Aside from that they engage in what I call obfuscatory mathematics. There are a bunch of equations scattered through the article. None of the equations are particularly enlightening; none of them actually add any real information to the article or strenghten their arguments in any way. They’re just there to add the gloss of credibility that you get from having equations in your article: “Oh, look, they must know what they’re talking about, they used math!”.

Some Basic Examples of Categories

For me, the frustrating thing about learning category theory was that
it seemed to be full of definitions, but that I couldn’t see why I should care.
What were these category things, and what could I really talk about using this
strange new mathematical language of categories?
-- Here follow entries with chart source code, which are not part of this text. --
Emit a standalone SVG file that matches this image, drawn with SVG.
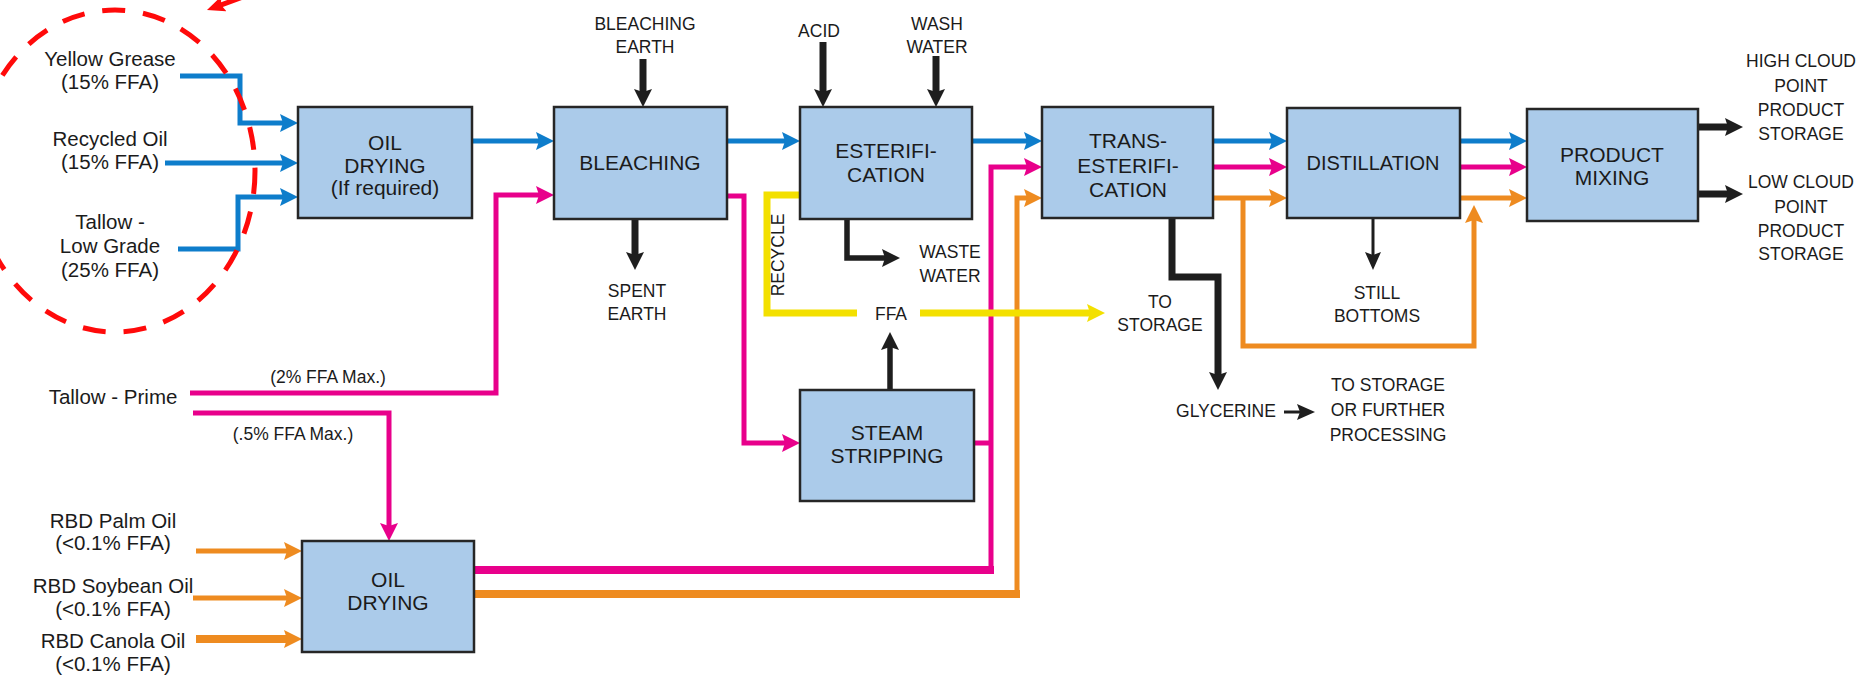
<svg xmlns="http://www.w3.org/2000/svg" width="1864" height="686" viewBox="0 0 1864 686">
<defs>
<style>
text{font-family:"Liberation Sans",Arial,Helvetica,sans-serif;fill:#1b1b1b;text-anchor:middle}
.box{fill:#abcbea;stroke:#262626;stroke-width:2.5}
.bt{font-size:21px}
.sl{font-size:20.5px}
.cap{font-size:17.5px}
.c{fill:none;stroke-linejoin:miter;stroke-linecap:butt}
.blue{stroke:#0e7dcb;stroke-width:5}
.pink{stroke:#e8008b;stroke-width:5}
.pinkw{stroke:#e8008b;stroke-width:8}
.orng{stroke:#ee8b20;stroke-width:5}
.orngw{stroke:#ee8b20;stroke-width:8}
.yell{stroke:#f3e000;stroke-width:7}
.blk{stroke:#1e1e1e;stroke-width:7}
.blkm{stroke:#1e1e1e;stroke-width:5.5}
.blkt{stroke:#1e1e1e;stroke-width:3}
.red{stroke:#ff0a0a;stroke-width:5}
</style>
<marker id="ab" viewBox="0 0 18 18" markerWidth="18" markerHeight="18" refX="10" refY="9" orient="auto" markerUnits="userSpaceOnUse"><path d="M0,0 L18,9 L0,18 L3,9 Z" fill="#0e7dcb"/></marker>
<marker id="ap" viewBox="0 0 18 18" markerWidth="18" markerHeight="18" refX="10" refY="9" orient="auto" markerUnits="userSpaceOnUse"><path d="M0,0 L18,9 L0,18 L3,9 Z" fill="#e8008b"/></marker>
<marker id="ao" viewBox="0 0 18 18" markerWidth="18" markerHeight="18" refX="10" refY="9" orient="auto" markerUnits="userSpaceOnUse"><path d="M0,0 L18,9 L0,18 L3,9 Z" fill="#ee8b20"/></marker>
<marker id="ay" viewBox="0 0 18 18" markerWidth="18" markerHeight="18" refX="10" refY="9" orient="auto" markerUnits="userSpaceOnUse"><path d="M0,0 L18,9 L0,18 L3,9 Z" fill="#f3e000"/></marker>
<marker id="ak" viewBox="0 0 18 18" markerWidth="18" markerHeight="18" refX="10" refY="9" orient="auto" markerUnits="userSpaceOnUse"><path d="M0,0 L18,9 L0,18 L3,9 Z" fill="#1e1e1e"/></marker>
<marker id="akt" viewBox="0 0 18 16" markerWidth="18" markerHeight="16" refX="10" refY="8" orient="auto" markerUnits="userSpaceOnUse"><path d="M0,0 L18,8 L0,16 L3,8 Z" fill="#1e1e1e"/></marker>
<marker id="ar" viewBox="0 0 18 16" markerWidth="18" markerHeight="16" refX="10" refY="8" orient="auto" markerUnits="userSpaceOnUse"><path d="M0,0 L18,8 L0,16 L3,8 Z" fill="#ff0a0a"/></marker>
</defs>
<rect width="1864" height="686" fill="#ffffff"/>

<g id="connectors">
<!-- blue -->
<path class="c blue" d="M180,76 H240 V123 H290" marker-end="url(#ab)"/>
<path class="c blue" d="M165,163 H290" marker-end="url(#ab)"/>
<path class="c blue" d="M178,249 H238 V197 H290" marker-end="url(#ab)"/>
<path class="c blue" d="M472,141 H546" marker-end="url(#ab)"/>
<path class="c blue" d="M727,141 H792" marker-end="url(#ab)"/>
<path class="c blue" d="M972,141 H1034" marker-end="url(#ab)"/>
<path class="c blue" d="M1213,141 H1279" marker-end="url(#ab)"/>
<path class="c blue" d="M1460,141 H1519" marker-end="url(#ab)"/>
<!-- pink -->
<path class="c pink" d="M190,393 H496 V195 H546" marker-end="url(#ap)"/>
<path class="c pink" d="M193,413 H389 V533" marker-end="url(#ap)"/>
<path class="c pink" d="M727,196 H744 V443 H792" marker-end="url(#ap)"/>
<path class="c pink" d="M974,443 H991"/>
<path class="c pinkw" d="M474,570 H994"/>
<path class="c pink" d="M991,574 V167 H1034" marker-end="url(#ap)"/>
<path class="c pink" d="M1213,167 H1279" marker-end="url(#ap)"/>
<path class="c pink" d="M1460,167 H1519" marker-end="url(#ap)"/>
<!-- orange -->
<path class="c orng" d="M196,551 H294" marker-end="url(#ao)"/>
<path class="c orng" d="M193,598 H294" marker-end="url(#ao)"/>
<path class="c orngw" d="M196,639 H294" marker-end="url(#ao)"/>
<path class="c orngw" d="M474,594 H1020"/>
<path class="c orng" d="M1017,598 V198 H1034" marker-end="url(#ao)"/>
<path class="c orng" d="M1213,198 H1279" marker-end="url(#ao)"/>
<path class="c orng" d="M1460,198 H1519" marker-end="url(#ao)"/>
<path class="c orng" d="M1243,198 V346 H1474 V213" marker-end="url(#ao)"/>
<!-- yellow -->
<path class="c yell" d="M800,195 H767 V313 H857"/>
<path class="c yell" d="M920,313 H1097" marker-end="url(#ay)"/>
<!-- black -->
<path class="c blk" d="M643,59 V99" marker-end="url(#ak)"/>
<path class="c blk" d="M823,42 V99" marker-end="url(#ak)"/>
<path class="c blk" d="M936,56 V99" marker-end="url(#ak)"/>
<path class="c blk" d="M635,219 V262" marker-end="url(#ak)"/>
<path class="c blkm" d="M847,219 V258 H892" marker-end="url(#ak)"/>
<path class="c blkm" d="M890,390 V340" marker-end="url(#ak)"/>
<path class="c blk" d="M1172,218 V277 H1218 V382" marker-end="url(#ak)"/>
<path class="c blkt" d="M1373,218 V262" marker-end="url(#akt)"/>
<path class="c blkt" d="M1284,412 H1307" marker-end="url(#akt)"/>
<path class="c blk" d="M1698,127 H1735" marker-end="url(#ak)"/>
<path class="c blk" d="M1698,194 H1735" marker-end="url(#ak)"/>
<!-- red highlight -->
<ellipse class="c red" cx="115" cy="171" rx="140" ry="161" stroke-dasharray="23 18"/>
<path class="c red" d="M262,-10 L214.5,7.3" marker-end="url(#ar)"/>
</g>

<g id="oil-drying-1"><rect class="box" x="298" y="107" width="174" height="111"/><text class="bt" x="385" y="150">OIL</text><text class="bt" x="385" y="173">DRYING</text><text class="bt" x="385" y="195">(If required)</text></g>
<g id="bleaching"><rect class="box" x="554" y="107" width="173" height="112"/><text class="bt" x="640" y="170">BLEACHING</text></g>
<g id="esterification"><rect class="box" x="800" y="107" width="172" height="112"/><text class="bt" x="886" y="158">ESTERIFI-</text><text class="bt" x="886" y="182">CATION</text></g>
<g id="trans-esterification"><rect class="box" x="1042" y="107" width="171" height="111"/><text class="bt" x="1128" y="148">TRANS-</text><text class="bt" x="1128" y="173">ESTERIFI-</text><text class="bt" x="1128" y="197">CATION</text></g>
<g id="distillation"><rect class="box" x="1287" y="108" width="173" height="110"/><text class="bt" x="1373" y="170" style="font-size:20px">DISTILLATION</text></g>
<g id="product-mixing"><rect class="box" x="1527" y="109" width="171" height="112"/><text class="bt" x="1612" y="162">PRODUCT</text><text class="bt" x="1612" y="185">MIXING</text></g>
<g id="steam-stripping"><rect class="box" x="800" y="390" width="174" height="111"/><text class="bt" x="887" y="440">STEAM</text><text class="bt" x="887" y="463">STRIPPING</text></g>
<g id="oil-drying-2"><rect class="box" x="302" y="541" width="172" height="111"/><text class="bt" x="388" y="587">OIL</text><text class="bt" x="388" y="610">DRYING</text></g>

<g id="feed-yellow-grease"><text class="sl" x="110" y="66">Yellow Grease</text><text class="sl" x="110" y="89">(15% FFA)</text></g>
<g id="feed-recycled-oil"><text class="sl" x="110" y="146">Recycled Oil</text><text class="sl" x="110" y="169">(15% FFA)</text></g>
<g id="feed-tallow-low"><text class="sl" x="110" y="229">Tallow -</text><text class="sl" x="110" y="253">Low Grade</text><text class="sl" x="110" y="277">(25% FFA)</text></g>
<g id="feed-tallow-prime"><text class="sl" x="113" y="404">Tallow - Prime</text><text class="cap" x="328" y="383">(2% FFA Max.)</text><text class="cap" x="293" y="440">(.5% FFA Max.)</text></g>
<g id="feed-palm"><text class="sl" x="113" y="528">RBD Palm Oil</text><text class="sl" x="113" y="550">(&lt;0.1% FFA)</text></g>
<g id="feed-soybean"><text class="sl" x="113" y="593">RBD Soybean Oil</text><text class="sl" x="113" y="616">(&lt;0.1% FFA)</text></g>
<g id="feed-canola"><text class="sl" x="113" y="648">RBD Canola Oil</text><text class="sl" x="113" y="671">(&lt;0.1% FFA)</text></g>

<g id="bleaching-earth"><text class="cap" x="645" y="30">BLEACHING</text><text class="cap" x="645" y="53">EARTH</text></g>
<g id="acid"><text class="cap" x="819" y="37">ACID</text></g>
<g id="wash-water"><text class="cap" x="937" y="30">WASH</text><text class="cap" x="937" y="53">WATER</text></g>
<g id="spent-earth"><text class="cap" x="637" y="297">SPENT</text><text class="cap" x="637" y="320">EARTH</text></g>
<g id="waste-water"><text class="cap" x="950" y="258">WASTE</text><text class="cap" x="950" y="282">WATER</text></g>
<g id="recycle"><text class="cap" transform="translate(784,255) rotate(-90)" x="0" y="0">RECYCLE</text></g>
<g id="ffa"><text class="cap" x="891" y="320">FFA</text></g>
<g id="to-storage"><text class="cap" x="1160" y="308">TO</text><text class="cap" x="1160" y="331">STORAGE</text></g>
<g id="still-bottoms"><text class="cap" x="1377" y="299">STILL</text><text class="cap" x="1377" y="322">BOTTOMS</text></g>
<g id="glycerine"><text class="cap" x="1226" y="417">GLYCERINE</text></g>
<g id="to-storage-further"><text class="cap" x="1388" y="391">TO STORAGE</text><text class="cap" x="1388" y="416">OR FURTHER</text><text class="cap" x="1388" y="441">PROCESSING</text></g>
<g id="high-cloud"><text class="cap" x="1801" y="67">HIGH CLOUD</text><text class="cap" x="1801" y="92">POINT</text><text class="cap" x="1801" y="116">PRODUCT</text><text class="cap" x="1801" y="140">STORAGE</text></g>
<g id="low-cloud"><text class="cap" x="1801" y="188">LOW CLOUD</text><text class="cap" x="1801" y="213">POINT</text><text class="cap" x="1801" y="237">PRODUCT</text><text class="cap" x="1801" y="260">STORAGE</text></g>
</svg>
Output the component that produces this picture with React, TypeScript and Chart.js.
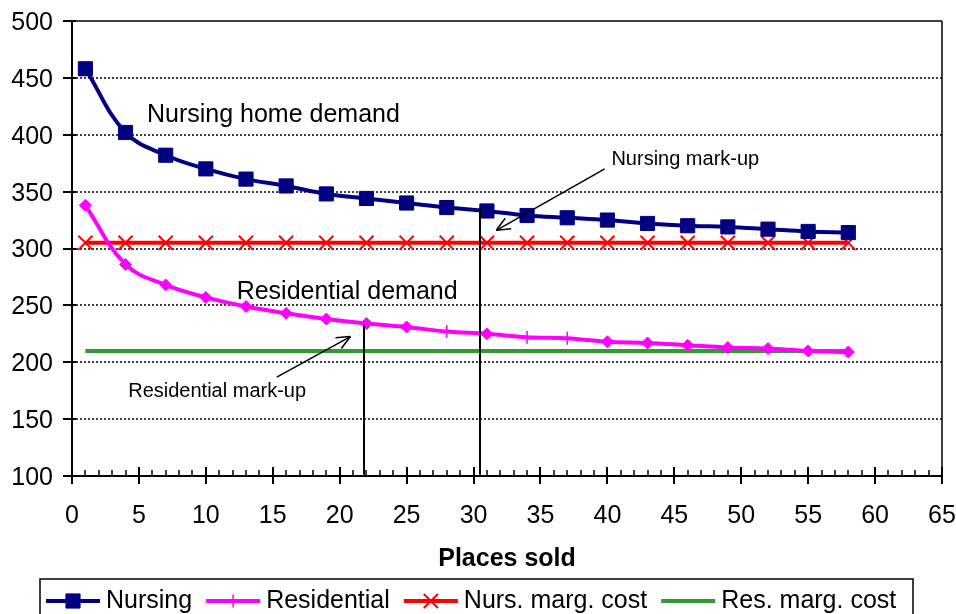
import { useEffect, useRef } from 'react';
import { Chart, registerables } from 'chart.js';
import { drawPoint } from 'chart.js/helpers';

Chart.register(...registerables);

// Places sold (x) at which each demand / cost point is plotted
const placesSold = [1, 4, 7, 10, 13, 16, 19, 22, 25, 28, 31, 34, 37, 40, 43, 46, 49, 52, 55, 58];

// Price series
const nursingDemand = [458, 402, 382, 370, 361, 355, 348, 344, 340, 336, 333, 329, 327, 325, 322, 320, 319, 317, 315, 314];
const residentialDemand = [338, 286, 268, 257, 249, 243, 238, 234, 231, 227, 225, 222, 221, 218, 217, 215, 213, 212, 210, 209];
const nursingMarginalCost = [305, 305, 305, 305, 305, 305, 305, 305, 305, 305, 305, 305, 305, 305, 305, 305, 305, 305, 305, 305];
const residentialMarginalCost = [210, 210, 210, 210, 210, 210, 210, 210, 210, 210, 210, 210, 210, 210, 210, 210, 210, 210, 210, 210];

// Marker shape for each residential point
const residentialMarkers = [
  'rectRot', 'rectRot', 'rectRot', 'rectRot', 'rectRot', 'rectRot', 'rectRot', 'rectRot', 'rectRot', 'cross',
  'rectRot', 'cross', 'cross', 'rectRot', 'rectRot', 'rectRot', 'rectRot', 'rectRot', 'rectRot', 'rectRot',
];

const seriesNames = ['Nursing', 'Residential', 'Nurs. marg. cost', 'Res. marg. cost'];

// Axis ranges
const xRange = [0, 65, 5];
const yRange = [100, 500, 50];

const FONT = "'Liberation Sans', Arial, Helvetica, sans-serif";
const NAVY = '#000080';
const MAGENTA = '#FF00FF';
const RED = '#FF0000';
const GREEN = '#339933';

// Mark-up guides, in data coordinates
const markupDrops = [
  { x: 21.8, top: 233 },
  { x: 30.5, top: 336 },
];
const markupArrows = [
  { from: [39.8, 370], to: [31.7, 316] },
  { from: [15.3, 187], to: [20.8, 222.6] },
];
const curveLabels = [
  { text: 'Nursing home demand', x: 5.6, y: 417, size: 25 },
  { text: 'Residential demand', x: 12.3, y: 262, size: 25 },
  { text: 'Nursing mark-up', x: 40.3, y: 378, size: 20 },
  { text: 'Residential mark-up', x: 4.2, y: 174, size: 20 },
];

const legendMarkers: Record<string, any> = {
  Nursing: { pointStyle: 'rect', radius: 10, borderWidth: 1, color: NAVY },
  Residential: { pointStyle: 'cross', radius: 6.5, borderWidth: 1.5, color: MAGENTA },
  'Nurs. marg. cost': { pointStyle: 'crossRot', radius: 10, borderWidth: 2, color: RED },
  'Res. marg. cost': null,
};

function seg(ctx: CanvasRenderingContext2D, x1: number, y1: number, x2: number, y2: number) {
  ctx.beginPath();
  ctx.moveTo(x1, y1);
  ctx.lineTo(x2, y2);
  ctx.stroke();
}

// Dotted gridlines, plot border, axis lines and tick marks
const framePlugin = {
  id: 'plotFrame',
  beforeDatasetsDraw(chart: any) {
    const { ctx, chartArea: a } = chart;
    const x = chart.scales.x;
    const y = chart.scales.y;
    ctx.save();
    ctx.strokeStyle = '#000';
    ctx.lineWidth = 1.5;
    ctx.setLineDash([2, 2]);
    y.ticks.forEach((t: any) => {
      if (t.value > y.min && t.value < y.max) {
        const py = Math.round(y.getPixelForValue(t.value));
        seg(ctx, a.left, py, a.right, py);
      }
    });
    ctx.setLineDash([]);
    ctx.lineWidth = 1.5;
    seg(ctx, a.left, a.top, a.right, a.top);
    seg(ctx, a.right, a.top, a.right, a.bottom);
    ctx.lineWidth = 2;
    seg(ctx, a.left, a.top, a.left, a.bottom + 1);
    seg(ctx, a.left - 1, a.bottom, a.right + 1, a.bottom);
    ctx.lineWidth = 2;
    y.ticks.forEach((t: any) => {
      const py = Math.round(y.getPixelForValue(t.value));
      seg(ctx, a.left - 9, py, a.left + 4, py);
    });
    x.ticks.forEach((t: any) => {
      const px = Math.round(x.getPixelForValue(t.value));
      seg(ctx, px, a.bottom - 9, px, a.bottom + 8);
    });
    ctx.lineWidth = 1.5;
    for (let v = x.min + 1; v < x.max; v++) {
      if (v % xRange[2] === 0) continue;
      const px = Math.round(x.getPixelForValue(v));
      seg(ctx, px, a.bottom - 6, px, a.bottom);
    }
    ctx.restore();
  },
};

// Mark-up drop lines, arrows and curve captions
const annotationPlugin = {
  id: 'markupNotes',
  afterDatasetsDraw(chart: any) {
    const { ctx } = chart;
    const x = chart.scales.x;
    const y = chart.scales.y;
    ctx.save();
    ctx.strokeStyle = '#000';
    ctx.lineWidth = 2;
    markupDrops.forEach((d) => {
      const px = Math.round(x.getPixelForValue(d.x));
      seg(ctx, px, y.getPixelForValue(d.top), px, y.getPixelForValue(101));
    });
    ctx.lineWidth = 1.5;
    markupArrows.forEach((ar) => {
      const x1 = x.getPixelForValue(ar.from[0]);
      const y1 = y.getPixelForValue(ar.from[1]);
      const x2 = x.getPixelForValue(ar.to[0]);
      const y2 = y.getPixelForValue(ar.to[1]);
      seg(ctx, x1, y1, x2, y2);
      const ang = Math.atan2(y1 - y2, x1 - x2);
      const head = 15;
      const spread = 0.42;
      seg(ctx, x2, y2, x2 + head * Math.cos(ang + spread), y2 + head * Math.sin(ang + spread));
      seg(ctx, x2, y2, x2 + head * Math.cos(ang - spread), y2 + head * Math.sin(ang - spread));
    });
    ctx.fillStyle = '#000';
    ctx.textAlign = 'left';
    ctx.textBaseline = 'middle';
    curveLabels.forEach((l) => {
      ctx.font = `${l.size}px ${FONT}`;
      ctx.fillText(l.text, x.getPixelForValue(l.x), y.getPixelForValue(l.y));
    });
    ctx.restore();
  },
};

// Boxed legend with line samples beneath the axis title
const legendPlugin = {
  id: 'boxedLegend',
  afterDraw(chart: any) {
    const { ctx } = chart;
    const box = { left: 40, top: 579, right: 913, bottom: 622 };
    const cy = 601;
    const sample = 54;
    ctx.save();
    ctx.strokeStyle = '#000';
    ctx.lineWidth = 1.5;
    ctx.strokeRect(box.left, box.top, box.right - box.left, box.bottom - box.top);
    ctx.font = `25px ${FONT}`;
    ctx.textBaseline = 'middle';
    ctx.textAlign = 'left';
    let cx = box.left + 6;
    chart.data.datasets.forEach((ds: any) => {
      ctx.strokeStyle = ds.borderColor;
      ctx.lineWidth = ds.borderWidth;
      seg(ctx, cx, cy, cx + sample, cy);
      const m = legendMarkers[ds.label];
      if (m) {
        ctx.fillStyle = m.color;
        ctx.strokeStyle = m.color;
        ctx.lineWidth = m.borderWidth;
        drawPoint(ctx, { pointStyle: m.pointStyle, radius: m.radius, rotation: 0, borderWidth: m.borderWidth } as any, cx + sample / 2, cy);
      }
      ctx.fillStyle = '#000';
      ctx.fillText(ds.label, cx + sample + 6, cy);
      cx += sample + 6 + ctx.measureText(ds.label).width + 14;
    });
    ctx.restore();
  },
};

function points(values: number[]) {
  return placesSold.map((p, i) => ({ x: p, y: values[i] }));
}

export default function App() {
  const canvasRef = useRef<HTMLCanvasElement | null>(null);

  useEffect(() => {
    if (!canvasRef.current) return;
    Chart.defaults.font.family = FONT;
    Chart.defaults.color = '#000';
    const chart = new Chart(canvasRef.current, {
      type: 'line',
      data: {
        datasets: [
          {
            label: seriesNames[0],
            data: points(nursingDemand),
            borderColor: NAVY,
            backgroundColor: NAVY,
            borderWidth: 4,
            tension: 0.4,
            pointStyle: 'rect',
            pointRadius: 10,
            pointBorderWidth: 1,
            pointBackgroundColor: NAVY,
            pointBorderColor: NAVY,
          },
          {
            label: seriesNames[1],
            data: points(residentialDemand),
            borderColor: MAGENTA,
            backgroundColor: MAGENTA,
            borderWidth: 4,
            tension: 0.4,
            pointStyle: residentialMarkers as any,
            pointRadius: residentialMarkers.map((s) => (s === 'cross' ? 6.5 : 6)),
            pointBorderWidth: residentialMarkers.map((s) => (s === 'cross' ? 1.5 : 1)),
            pointBackgroundColor: MAGENTA,
            pointBorderColor: MAGENTA,
          },
          {
            label: seriesNames[2],
            data: points(nursingMarginalCost),
            borderColor: RED,
            backgroundColor: RED,
            borderWidth: 4,
            tension: 0,
            pointStyle: 'crossRot',
            pointRadius: 10,
            pointBorderWidth: 2,
            pointBorderColor: RED,
          },
          {
            label: seriesNames[3],
            data: points(residentialMarginalCost),
            borderColor: GREEN,
            backgroundColor: GREEN,
            borderWidth: 4,
            tension: 0,
            pointRadius: 0,
          },
        ],
      },
      options: {
        responsive: false,
        animation: false,
        devicePixelRatio: 1,
        layout: { padding: { top: 21, right: 14, bottom: 39, left: 0 } },
        plugins: {
          legend: { display: false },
          title: { display: false },
          tooltip: { enabled: false },
        },
        scales: {
          x: {
            type: 'linear',
            min: xRange[0],
            max: xRange[1],
            grid: { display: false, drawTicks: false },
            border: { display: false },
            ticks: {
              stepSize: xRange[2],
              autoSkip: false,
              maxRotation: 0,
              padding: 25,
              font: { size: 25 },
              color: '#000',
            },
            title: {
              display: true,
              text: 'Places sold',
              font: { size: 25, weight: 'bold' },
              color: '#000',
              padding: { top: 0, bottom: 1 },
            },
            afterFit(scale: any) {
              scale.height = 99;
              scale.paddingLeft = 0;
              scale.paddingRight = 0;
            },
          },
          y: {
            min: yRange[0],
            max: yRange[1],
            grid: { display: false, drawTicks: false },
            border: { display: false },
            ticks: {
              stepSize: yRange[2],
              padding: 19,
              labelOffset: 2,
              font: { size: 25 },
              color: '#000',
            },
            afterFit(scale: any) {
              scale.width = 72;
              scale.paddingTop = 0;
              scale.paddingBottom = 0;
            },
          },
        },
      },
      plugins: [framePlugin, annotationPlugin, legendPlugin],
    });
    return () => chart.destroy();
  }, []);

  return (
    <div style={{ position: 'fixed', left: 0, top: 0, width: 956, height: 614, background: '#fff' }}>
      <canvas ref={canvasRef} width={956} height={614} />
    </div>
  );
}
To avoid that in my presentation, I’m going to show you a couple of examples up front of things we can talk about using the language of category theory: sets, partially ordered sets, and groups.

Sets as a Category

We can talk about sets using category theory. The objects in the category of sets are, obviously, sets. Arrows in the category of sets are total functions between sets.

Let’s see how these satisfy our definition of categories:

  • Given a function f from set A to set B, it’s represented by an arrow f : A → B.
  • º is function composition. It meets the properties of a categorical º:
    • Associativity: function composition over total functions is associative; we know that from set theory.
    • Identity: for any set S, 1S is the identity function: (∀ i ∈ S) 1S(i) = i. It should be pretty obvious that for any f : S → T, f º 1S = f; and 1T º f = f.

Partially Ordered Sets

Partially ordered sets (that is, sets that have a “<=" operator) can be described as a category, usually called PoSet. The objects are the partially ordered sets; the arrows are monotonic functions (a function f is monotonic if (∀ x,y &isin domain(x)) x <= y ⇒ f(x) <= f(y).). Like regular sets, º is function composition.

It’s pretty easy to show the associativity and identity properties; it’s basically the same as for sets, except that we need to show that º preserves the monotonicity property. And that’s not very hard:

  • Suppose we have arrows f : A → B, g : B → C. We know that f and g are monotonic
    functions.

  • Now, for any pair of x and y in the domain of f, we know that if x <= y, then f(x) <= f(y).
  • Likewise, for any pair s,t in the domain of g, we know that if s <= t, then g(s) <= g(t).
  • Put those together: if x <= y, then f(x) <= f(y). f(x) and f(y) are in the domain of g, so if (f(x) <= f(y)) then we know g(f(x)) <= g(f(y)).

Groups as a Category

There is a category Grp where the objects are groups; group homomorphisms are arrows. Homomorphisms are structure-preserving functions between sets; so function composition of those structure-preserving functions is the composition operator º. The proof that function composition preserves structure is pretty much the same as the proof we just ran through for partially ordered sets.

Once you have groups as a category, then you can do something very cool. If groups are a category, then functors over groups are symmetric transformations. Walk it through, and you’ll see that it fits. What took me a week of writing to be able to explain when I was talking about group theory can be stated in one sentence using the language of category theory. That’s a perfect example of why cat theory is useful: it lets you say some very important, very complicated things in very simple ways.

Miscellaneous Comments

There’ve been a couple of questions about from category theory skeptics in the comments. Please don’t think I’m ignoring you. This stuff is confusing enough for most people (me included) that I want to take it slowly, just a little bit at a time, to give readers an opportunity to digest each bit before going on to the next. I promise that I’ll answer your questions eventually!